Suddenly, Nukes are the New Black
New York Post January 29, 2007
Adam Buckman


WHAT'S that on the horizon? It's a mushroom cloud -something we haven't seen this often on TV since the Cold War.
But this season, mushroom clouds are back as TV taps into our worst fears - namely, terrorist attacks with nuclear weapons - and makes them real.
"I think that's what we're all afraid of," says Carol Barbee, executive producer of "Jericho" on CBS. "We're all afraid that some crazy person will get hold of a bomb and will blow up the United States."
On her show, that's exactly what happened, though the details of the conspiracy have yet to be revealed. "Jericho," starring Skeet Ulrich and Gerald McRaney, is the series about a town in Kansas whose approximately 5,000 residents have survived a nuclear attack that wiped out at least eight major cities and probably more. (New York is not one of them, Barbee assured me on the phone from L.A. last week.)
"Jericho" is the nuclear-destruction champ so far this season, but catastrophic explosions have also been glimpsed on "24" and "Heroes." One nuke has gone off (so far) on "24"and the blast seen on "Heroes" is positioned as an event prophesied for the very near future. Whether or not it actually takes place depends on whether the heroes of "Heroes"can prevent it.
The season's first mushroom cloud was seen last fall in the premiere episode of "Jericho"as the citizens of Jericho witnessed the apparent destruction of Denver on the far western horizon.
This explosion will be seen again when "Jericho" resumes its season next month after a 10-week hiatus. The episode - titled "The Day Before" - explains what some of the show's characters were up to in the 36 hours leading up to the bombings.
The Denver tragedy is seen from a distance, a perspective Barbee feels is necessary for telling such a terrible story.
"There was a lot of concern when we started out that the show would be too dark or that people wouldn't want to watch it because it would be too frightening or this is not something people want to think about,"she said.

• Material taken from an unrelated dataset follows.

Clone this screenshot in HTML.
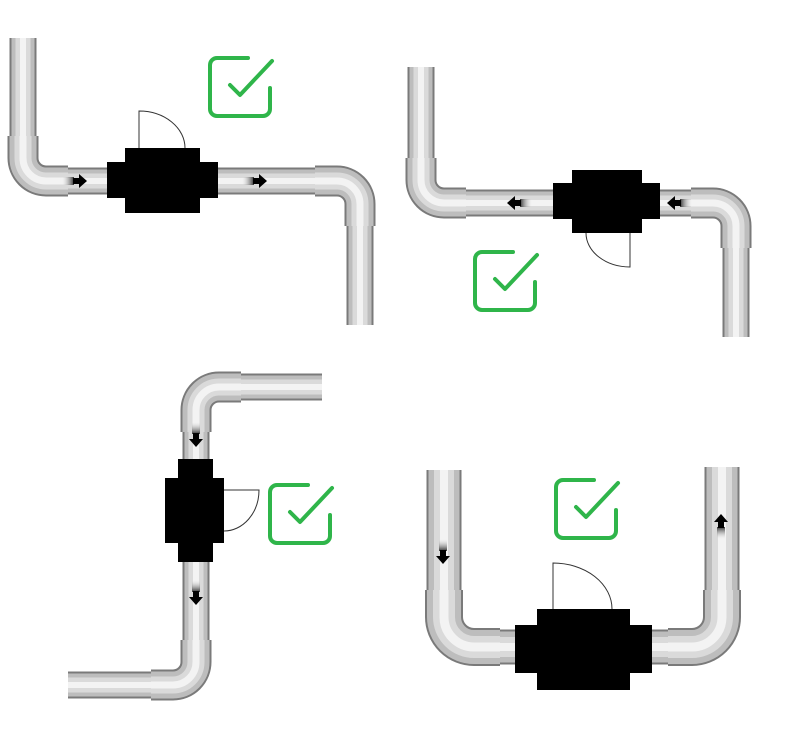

"Our story is not told in the middle of Denver, ground zero," she says. "It's told in a town that was safe from the blasts and they watched it from a distance. And yet they see from a distance something that is obviously going to affect their lives."
In "24," however, the dirty nuke that detonated in the southern California community of Valencia was viewed from up closer - just a couple of miles - by the show's anti-terror superman Jack Bauer (Kiefer Sutherland) and, by extension, us.
The yet-to-happen blast seen on "Heroes" is even closer - in the middle of a large city (possibly New York) just blocks away.
So, why nukes and mushroom clouds?
To put it bluntly: Because people are afraid of them. And TV people are not shy about admitting they're trying to scare people.
"Certainly we're trafficking in fear - that's the point," said Joel Surnow, executive producer and co-creator of "24," in an interview last week in the London newspaper, The Guardian. "If the show's not scary, we haven't succeeded."
And why now?
Barbee feels it's not just the rise of terrorism.
Part of it is that the sight of nuclear holocaust is not really all that unfamiliar anymore.
"The two events that we look to when we're writing the show are 9/11 and Katrina,"she said. "Both of those events showed us that we could watch what looked like the end of the world on television."